For the truly dedicated owner who wants to track calcium or vitamin C intake, the USDA FoodData Central is the authoritative, science-based database for food composition. It's a bit technical, but it's the source of truth for what's in that bell pepper or leaf of kale.
Let's make this concrete. Here's what a day of eating might look like for my adult guinea pig, Basil.
- 24/7: A huge, fresh pile of Timothy Hay. Refilled whenever it looks low or soiled.
- Morning: 1/8 cup of plain Timothy-based pellets in a clean dish.
- Evening ("Salad Time"): A heaping cup of mixed veggies: 2 strips of red bell pepper, a large leaf of green leaf lettuce, a small sprig of cilantro, and a slice of cucumber.
- Weekly Treat (Wednesday & Sunday): A single blueberry or a thin slice of apple (no seeds).
That's it. No fuss, no complicated mixes. Just fresh, species-appropriate foods.

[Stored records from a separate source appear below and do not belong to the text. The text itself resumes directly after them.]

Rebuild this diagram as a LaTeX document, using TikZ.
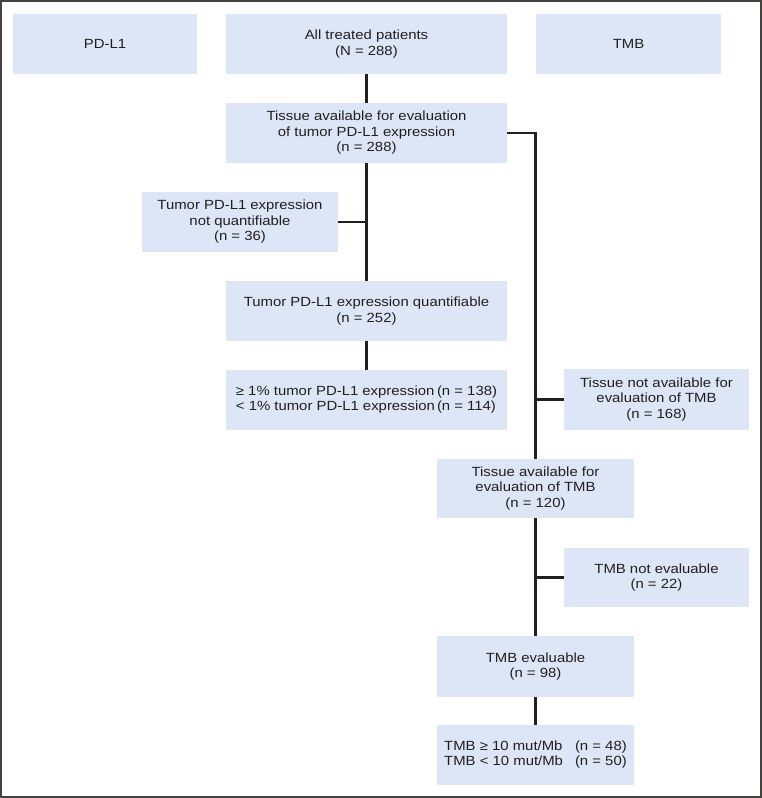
\documentclass[tikz,border=0pt]{standalone}
\usepackage{fontspec}
\setmainfont{Liberation Sans}[FakeStretch=1.12]
\definecolor{boxfill}{RGB}{220,230,246}
\definecolor{ink}{RGB}{35,31,32}
\begin{document}
\begin{tikzpicture}[x=1pt,y=-1pt,
  fbox/.style={fill=boxfill, draw=none, inner sep=0pt, align=center, text=ink,
    font=\fontsize{13.3}{15.5}\selectfont},
  link/.style={draw=ink, line width=2.4pt}]
\useasboundingbox (0,0) rectangle (762,798);
\draw[draw=ink!85, line width=1.5pt] (1,1) rectangle (761,797);

\node[fbox, minimum width=184pt, minimum height=60pt] (pdl1) at (105,44) {PD-L1};
\node[fbox, minimum width=281pt, minimum height=60pt] (all) at (366.5,44) {All treated patients\\(N = 288)};
\node[fbox, minimum width=185pt, minimum height=60pt] (tmb) at (628.5,44) {TMB};
\node[fbox, minimum width=281pt, minimum height=60pt] (tissue) at (366.5,133) {Tissue available for evaluation\\of tumor PD-L1 expression\\(n = 288)};
\node[fbox, minimum width=196pt, minimum height=60pt] (notq) at (240,222) {Tumor PD-L1 expression\\not quantifiable\\(n = 36)};
\node[fbox, minimum width=281pt, minimum height=60pt] (quant) at (366.5,311) {Tumor PD-L1 expression quantifiable\\(n = 252)};
\node[fbox, minimum width=281pt, minimum height=60pt] (pct) at (366.5,400) {\begin{tabular}{@{}l@{\hspace{2pt}}l@{}}≥ 1\% tumor PD-L1 expression & (n = 138)\\< 1\% tumor PD-L1 expression & (n = 114)\end{tabular}};
\node[fbox, minimum width=185pt, minimum height=61pt] (tnot) at (656.5,399.5) {Tissue not available for\\evaluation of TMB\\(n = 168)};
\node[fbox, minimum width=197pt, minimum height=59pt] (tav) at (535.5,488.5) {Tissue available for\\evaluation of TMB\\(n = 120)};
\node[fbox, minimum width=185pt, minimum height=59pt] (tmbne) at (656.5,577.5) {TMB not evaluable\\(n = 22)};
\node[fbox, minimum width=197pt, minimum height=61pt] (tmbe) at (535.5,666.5) {TMB evaluable\\(n = 98)};
\node[fbox, minimum width=197pt, minimum height=60pt] (final) at (535.5,755) {\begin{tabular}{@{}l@{\hspace{12pt}}l@{}}TMB ≥ 10 mut/Mb & (n = 48)\\TMB < 10 mut/Mb & (n = 50)\end{tabular}};

\draw[link] (all.south) -- (tissue.north);
\draw[link] (tissue.south) -- (quant.north);
\draw[link] (notq.east) -- (notq.east -| tissue.south);
\draw[link] (quant.south) -- (pct.north);
\draw[link] (tissue.east) -| (tav.north);
\draw[link] (tnot.west) -- (tnot.west -| tav.north);
\draw[link] (tav.south) -- (tmbe.north);
\draw[link] (tmbne.west) -- (tmbne.west -| tav.south);
\draw[link] (tmbe.south) -- (final.north);
\end{tikzpicture}
\end{document}
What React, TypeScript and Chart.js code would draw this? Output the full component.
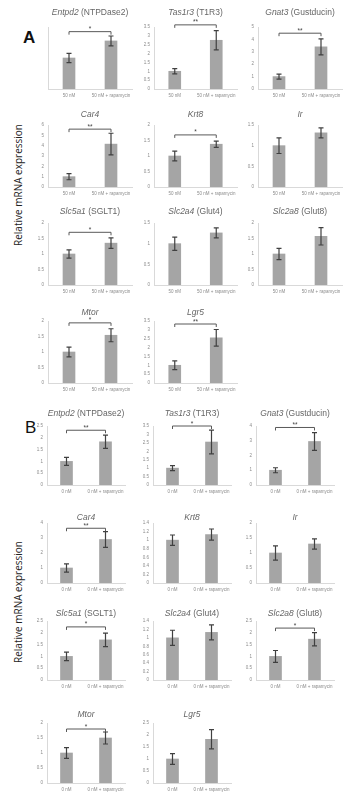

It sounds simple when you break it down.
Figuring out what do guinea pigs eat is the single biggest thing you can do for their health. It prevents more problems than any medicine can cure. Ditch the colorful junk, embrace the mountain of hay, and enjoy the ritual of preparing their daily veggie bowl. You'll be rewarded with a vibrant, active pet with a healthy appetite for life. Trust me, watching them popcorn after a good meal is better than any store-bought treat.
Start with the hay. Get that right, and you're 80% of the way there. The rest is just delicious, colorful detail.